Bdp Diyarbakır Milletvekili Birdal: 'Türkiye'de Dün Yaşananlar Dehşet Vericidir'

BDP Diyarbakır Milletvekili Akın Birdal, yargıda yaşanan krizi 'dehşet verici' olarak nitelendirerek, 'Bence bu, 12 Eylül hukukçularının bir yarışıdır, kavgasıdır' dedi.

BDP Diyarbakır Milletvekili Akın Birdal, Meclis'te düzenlediği basın toplantısında KCK operasyonlarıyla ilgili değerlendirmelerde bulundu. Türkiye'de özellikle 1990'lı yıllarda sol muhalif yapılara karşı ev baskınlarının, yargısız infazların bir bastırma, korkutma, yıldırma yöntemi olarak kullanıldığını ifade eden Birdal, bu tür yöntemlerin yeniden gündeme gelişini kaygıyla izlediklerini söyledi. İsmini ilk kez duydukları 'devrimci karargah' adlı örgütün büyük bir eylem hazırlığı içinde olduğu ileri
sürülerek güvenlik güçlerinin, örgütün lideri olduğu öne sürülen Orhan Yılmazkaya'nın kaldığı eve baskın düzenlendiğini ve baskında Orhan Yılmazkaya'nın öldürüldüğünü kaydeden Birdal, yoldan geçen ve kimin kurşunuyla öldürüldüğü bugün bile saklanan bir gencin ve operasyona katılan bir polis memurunun da hayatını kaybettiğini anlattı. Olaydan hemen sonra dönemin İstanbul Emniyet Müdürü Celalettin Cerrah'ın, çatışmada hayatını kaybeden polis memurunu kastederek 'kanı yerde kalmadı' dediğini hatırlatan
Birdal, bir kamu görevlisinin kin ve intikam çağrışımları yapan böyle bir değerlendirme yapmasının akıllara bugün sürdürülen tutukluluk hallerinin bu intikamın bir devamı olduğunu getirdiğini savundu. Daha sonra bilinen sürecin yaşanmaya başladığını kaydeden Birdal, basına servis edilen bilgi kirliliği, tutuklamalar, tutukluların ve öldürülenlerin ne kadar cani ve suçlu olduğuna ilişkin değerlendirmelere dikkat çekti. Tutuklanan kişilerin pek çoğunun gazeteci, yazar ve yayıncı olduğuna işaret eden Birdal,
bu kişilerin yazılarından ve muhalif olduklarından dolayı yargılanan aydınlar olduklarını ileri sürdü. Birçok belediye başkanının, parti yöneticilerinin yetersiz delil bulunmasına rağmen haksız yere tutuklandıklarını iddia eden Birdal, işlenen suçların devlet sırrı olarak değerlendirilmediği bir gelecek istediklerini ifade etti. Birdal. "Öznel bir yaklaşımla hazırlanan bir mizansenin, bu tutuklamaların, bu hukuk dışı uygulamaların derhal ortadan kaldırılması gerekmektedir. Tutukluların daha fazla mağdur
edilmemesi gerekmektedir" şeklinde konuştu.

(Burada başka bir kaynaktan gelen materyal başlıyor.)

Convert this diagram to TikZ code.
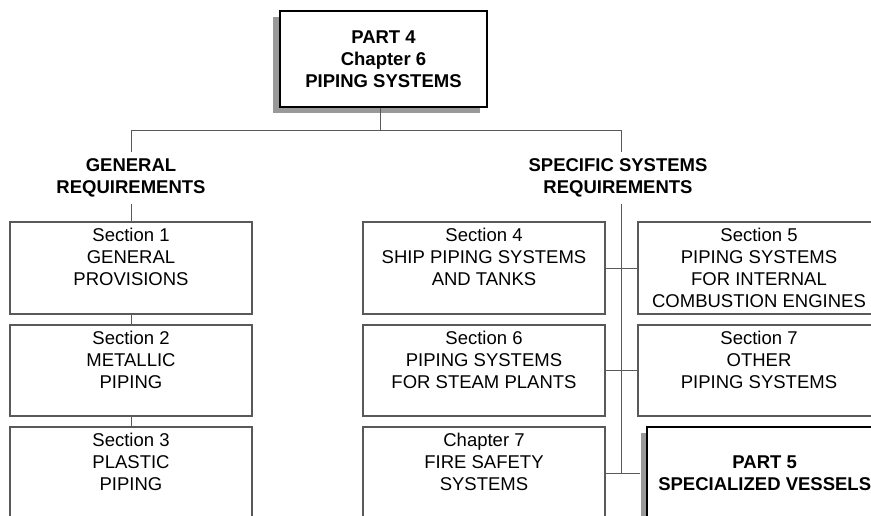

Yargı krizine ilişkin görüşlerini de dile getiren Birdal, Türkiye'de tam bir demokrasi bulunmadığını, yargının siyasallaştığı ve herkesin hukuk adına kendi yargısını oluşturmaya çalıştığını savundu. Türkiye'de dün yaşananları dehşet verici olarak nitelendiren Birdal, bunların bir hukuk devletinde yaşanabilecek olaylar olmadığını vurguladı. Bugün 12 Eylül hukukunun aynen devam ettiğini kaydeden Birdal, "Herkese göre hukuk oluşturulamaz. Evrensel hukuk normları vardır. Türkiye hukuksuzluğun merkezi haline
dönüştürülmüştür. Askeri ve sivil bürokrasi bugün yargıyı da belirlemeye çalışmaktadır. Aslında sarsılan hukuk devleti değil, tekilci, militarist, otoriter yargının kendisidir" dedi.
Türkiye'nin bir kriz ülkesine dönüştüğünü savunan Birdal, "Her gün bir krizle uyanıyoruz. Bence bu, 12 Eylül hukukçularının bir yarışıdır, kavgasıdır" diye konuştu.
Birdal'ın basın toplantısına katılan akademisyen Fikret Başkaya ise son yıllarda kavramların maniple edilerek insanların kandırıldığını ifade ederek, bir taraftan yargı bağımsızlığından bahsedildiğini ancak bunun bir otokrasi olduğunu ve farklı düşünenlerin hain ilan edilmesini getirdiğini söyledi.